INPUT FOR THIS TASK -

↓

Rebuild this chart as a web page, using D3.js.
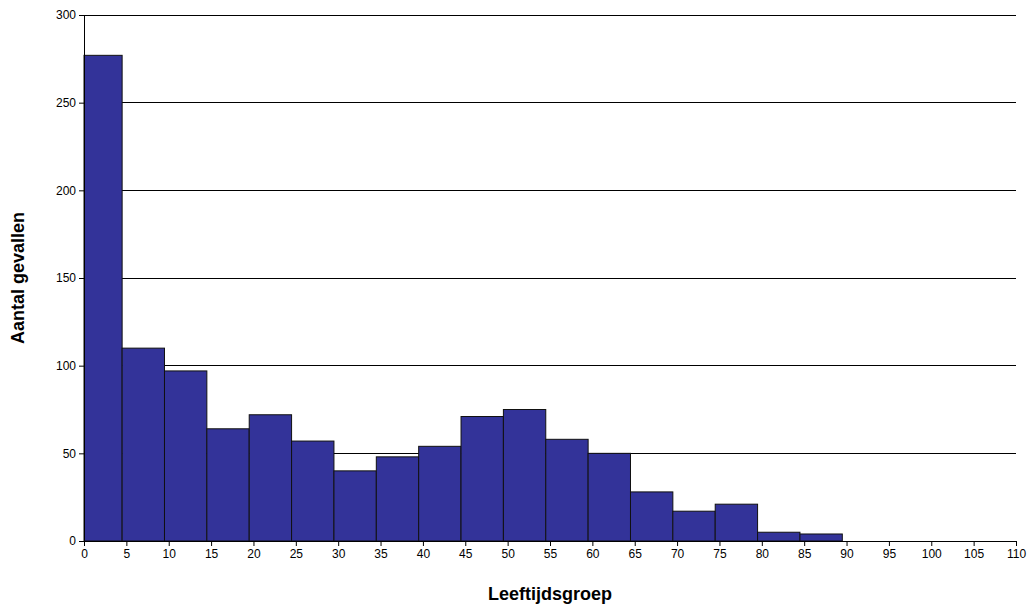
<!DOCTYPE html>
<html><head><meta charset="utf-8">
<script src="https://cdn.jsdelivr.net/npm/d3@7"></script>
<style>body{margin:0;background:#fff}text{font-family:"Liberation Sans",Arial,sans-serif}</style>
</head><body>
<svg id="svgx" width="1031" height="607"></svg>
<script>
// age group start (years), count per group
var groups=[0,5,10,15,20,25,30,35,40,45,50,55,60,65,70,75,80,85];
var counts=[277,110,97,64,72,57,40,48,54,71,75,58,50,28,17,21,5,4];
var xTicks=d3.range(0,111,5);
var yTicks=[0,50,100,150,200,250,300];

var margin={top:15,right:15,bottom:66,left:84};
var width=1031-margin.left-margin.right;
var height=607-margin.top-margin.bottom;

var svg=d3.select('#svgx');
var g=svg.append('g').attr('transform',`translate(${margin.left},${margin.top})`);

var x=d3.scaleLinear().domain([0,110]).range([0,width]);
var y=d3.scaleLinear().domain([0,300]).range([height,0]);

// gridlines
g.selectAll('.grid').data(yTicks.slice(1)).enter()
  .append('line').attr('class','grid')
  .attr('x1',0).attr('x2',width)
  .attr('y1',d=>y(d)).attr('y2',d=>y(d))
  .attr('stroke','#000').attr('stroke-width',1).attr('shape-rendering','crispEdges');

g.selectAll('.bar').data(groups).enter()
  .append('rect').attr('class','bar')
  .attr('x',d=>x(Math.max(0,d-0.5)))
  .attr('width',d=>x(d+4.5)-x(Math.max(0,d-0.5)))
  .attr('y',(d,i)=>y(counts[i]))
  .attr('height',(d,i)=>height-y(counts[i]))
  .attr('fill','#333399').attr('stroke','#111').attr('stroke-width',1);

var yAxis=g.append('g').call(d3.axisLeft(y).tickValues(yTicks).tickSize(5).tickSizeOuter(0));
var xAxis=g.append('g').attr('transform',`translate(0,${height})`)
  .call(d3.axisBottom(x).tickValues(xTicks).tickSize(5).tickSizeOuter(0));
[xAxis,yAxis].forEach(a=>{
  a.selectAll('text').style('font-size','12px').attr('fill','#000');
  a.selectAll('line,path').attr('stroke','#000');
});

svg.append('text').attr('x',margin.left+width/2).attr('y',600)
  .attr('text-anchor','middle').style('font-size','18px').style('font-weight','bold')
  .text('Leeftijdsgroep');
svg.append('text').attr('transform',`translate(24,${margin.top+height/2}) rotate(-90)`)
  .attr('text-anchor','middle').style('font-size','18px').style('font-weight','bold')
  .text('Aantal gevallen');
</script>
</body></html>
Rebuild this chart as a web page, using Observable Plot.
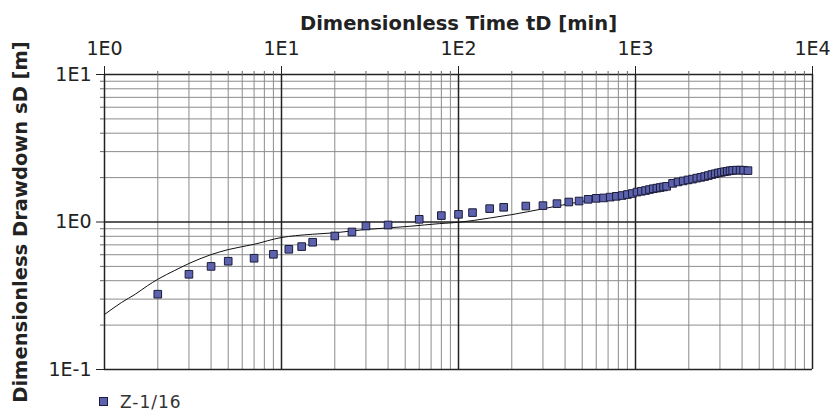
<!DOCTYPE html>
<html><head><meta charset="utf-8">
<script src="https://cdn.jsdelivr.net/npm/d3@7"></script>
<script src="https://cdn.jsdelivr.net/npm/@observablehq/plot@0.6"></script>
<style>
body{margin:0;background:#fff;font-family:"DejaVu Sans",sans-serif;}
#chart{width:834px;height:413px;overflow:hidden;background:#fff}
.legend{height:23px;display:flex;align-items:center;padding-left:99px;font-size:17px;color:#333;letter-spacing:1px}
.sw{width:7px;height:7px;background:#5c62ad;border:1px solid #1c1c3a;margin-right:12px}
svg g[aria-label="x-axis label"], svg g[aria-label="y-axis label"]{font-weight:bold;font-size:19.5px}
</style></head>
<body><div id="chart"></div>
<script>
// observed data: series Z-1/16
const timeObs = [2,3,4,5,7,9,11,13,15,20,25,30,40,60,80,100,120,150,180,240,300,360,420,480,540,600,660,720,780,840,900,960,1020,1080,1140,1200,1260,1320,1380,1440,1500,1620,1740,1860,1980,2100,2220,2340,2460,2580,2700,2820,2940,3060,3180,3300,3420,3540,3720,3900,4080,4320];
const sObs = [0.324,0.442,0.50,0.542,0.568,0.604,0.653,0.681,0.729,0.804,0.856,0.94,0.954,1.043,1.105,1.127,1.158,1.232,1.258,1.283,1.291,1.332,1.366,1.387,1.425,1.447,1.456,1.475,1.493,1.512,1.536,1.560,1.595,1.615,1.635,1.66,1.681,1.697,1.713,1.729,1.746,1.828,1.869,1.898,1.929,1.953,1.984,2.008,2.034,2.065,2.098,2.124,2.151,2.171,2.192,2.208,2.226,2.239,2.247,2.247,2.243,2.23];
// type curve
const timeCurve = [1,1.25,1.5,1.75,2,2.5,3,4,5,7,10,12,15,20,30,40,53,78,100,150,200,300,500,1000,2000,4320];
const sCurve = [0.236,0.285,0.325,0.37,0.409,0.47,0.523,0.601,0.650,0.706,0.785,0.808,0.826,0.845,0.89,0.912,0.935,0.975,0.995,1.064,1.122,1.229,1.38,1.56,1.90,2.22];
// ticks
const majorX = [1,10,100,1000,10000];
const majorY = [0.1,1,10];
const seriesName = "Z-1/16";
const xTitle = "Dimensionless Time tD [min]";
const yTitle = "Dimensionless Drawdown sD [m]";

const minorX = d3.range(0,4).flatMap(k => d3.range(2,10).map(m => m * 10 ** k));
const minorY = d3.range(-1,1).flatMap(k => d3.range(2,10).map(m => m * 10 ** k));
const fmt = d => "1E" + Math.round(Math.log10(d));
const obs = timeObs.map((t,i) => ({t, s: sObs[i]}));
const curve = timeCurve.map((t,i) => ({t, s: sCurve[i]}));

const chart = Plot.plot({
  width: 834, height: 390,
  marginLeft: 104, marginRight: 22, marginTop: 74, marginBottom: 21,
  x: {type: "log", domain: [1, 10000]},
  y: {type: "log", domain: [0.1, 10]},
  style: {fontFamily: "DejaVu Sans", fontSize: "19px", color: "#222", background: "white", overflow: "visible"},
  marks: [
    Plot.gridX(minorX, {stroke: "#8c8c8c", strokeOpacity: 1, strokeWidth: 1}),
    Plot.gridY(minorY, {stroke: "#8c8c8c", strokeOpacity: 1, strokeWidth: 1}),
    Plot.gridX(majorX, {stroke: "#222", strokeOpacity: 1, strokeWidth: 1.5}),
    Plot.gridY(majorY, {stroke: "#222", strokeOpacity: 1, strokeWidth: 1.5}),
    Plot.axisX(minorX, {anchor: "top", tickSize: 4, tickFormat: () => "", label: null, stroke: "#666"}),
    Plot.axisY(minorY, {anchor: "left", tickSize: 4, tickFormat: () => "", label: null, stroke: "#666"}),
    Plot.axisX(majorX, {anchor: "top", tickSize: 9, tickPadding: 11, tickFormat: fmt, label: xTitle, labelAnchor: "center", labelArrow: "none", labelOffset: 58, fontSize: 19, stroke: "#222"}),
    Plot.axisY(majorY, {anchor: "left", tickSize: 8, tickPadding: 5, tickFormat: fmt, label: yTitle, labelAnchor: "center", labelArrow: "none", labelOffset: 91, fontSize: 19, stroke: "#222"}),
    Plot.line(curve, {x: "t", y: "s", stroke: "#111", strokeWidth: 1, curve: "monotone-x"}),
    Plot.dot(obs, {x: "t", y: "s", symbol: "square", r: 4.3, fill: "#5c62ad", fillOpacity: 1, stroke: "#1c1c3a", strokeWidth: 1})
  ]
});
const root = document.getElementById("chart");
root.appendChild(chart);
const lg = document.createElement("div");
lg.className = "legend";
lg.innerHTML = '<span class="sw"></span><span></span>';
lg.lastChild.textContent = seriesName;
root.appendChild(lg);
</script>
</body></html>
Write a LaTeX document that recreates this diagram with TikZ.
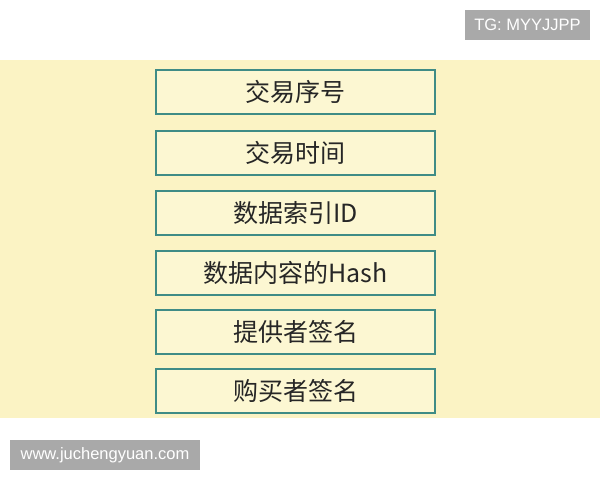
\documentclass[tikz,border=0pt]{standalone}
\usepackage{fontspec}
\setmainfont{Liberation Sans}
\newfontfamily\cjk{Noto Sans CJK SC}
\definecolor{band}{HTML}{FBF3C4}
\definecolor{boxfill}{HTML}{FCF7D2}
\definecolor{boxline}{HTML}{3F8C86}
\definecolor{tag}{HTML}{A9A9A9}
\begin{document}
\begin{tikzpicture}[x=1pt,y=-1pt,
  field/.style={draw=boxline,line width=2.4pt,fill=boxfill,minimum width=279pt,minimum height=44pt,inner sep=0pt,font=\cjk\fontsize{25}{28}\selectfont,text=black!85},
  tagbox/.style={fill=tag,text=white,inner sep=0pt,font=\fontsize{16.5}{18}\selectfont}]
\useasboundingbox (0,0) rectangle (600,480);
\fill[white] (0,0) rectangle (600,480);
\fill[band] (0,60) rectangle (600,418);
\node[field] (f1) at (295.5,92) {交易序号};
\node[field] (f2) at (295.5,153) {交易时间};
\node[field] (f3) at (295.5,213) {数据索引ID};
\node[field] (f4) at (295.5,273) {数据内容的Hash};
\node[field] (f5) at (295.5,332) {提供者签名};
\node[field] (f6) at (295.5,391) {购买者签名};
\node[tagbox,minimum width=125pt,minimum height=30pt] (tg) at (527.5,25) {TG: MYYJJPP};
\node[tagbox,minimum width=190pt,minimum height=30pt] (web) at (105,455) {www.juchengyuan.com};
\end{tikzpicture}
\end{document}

↑

WHAT YOU WILL DO - Take the line containing "Write a LaTeX" and every line after it up to the end of the data, and write them out exactly, without the pictures.

TASK SOLUTION -
Write a LaTeX document that recreates this diagram with TikZ.
\documentclass[tikz,border=0pt]{standalone}
\usepackage{fontspec}
\setmainfont{Liberation Sans}
\newfontfamily\cjk{Noto Sans CJK SC}
\definecolor{band}{HTML}{FBF3C4}
\definecolor{boxfill}{HTML}{FCF7D2}
\definecolor{boxline}{HTML}{3F8C86}
\definecolor{tag}{HTML}{A9A9A9}
\begin{document}
\begin{tikzpicture}[x=1pt,y=-1pt,
  field/.style={draw=boxline,line width=2.4pt,fill=boxfill,minimum width=279pt,minimum height=44pt,inner sep=0pt,font=\cjk\fontsize{25}{28}\selectfont,text=black!85},
  tagbox/.style={fill=tag,text=white,inner sep=0pt,font=\fontsize{16.5}{18}\selectfont}]
\useasboundingbox (0,0) rectangle (600,480);
\fill[white] (0,0) rectangle (600,480);
\fill[band] (0,60) rectangle (600,418);
\node[field] (f1) at (295.5,92) {交易序号};
\node[field] (f2) at (295.5,153) {交易时间};
\node[field] (f3) at (295.5,213) {数据索引ID};
\node[field] (f4) at (295.5,273) {数据内容的Hash};
\node[field] (f5) at (295.5,332) {提供者签名};
\node[field] (f6) at (295.5,391) {购买者签名};
\node[tagbox,minimum width=125pt,minimum height=30pt] (tg) at (527.5,25) {TG: MYYJJPP};
\node[tagbox,minimum width=190pt,minimum height=30pt] (web) at (105,455) {www.juchengyuan.com};
\end{tikzpicture}
\end{document}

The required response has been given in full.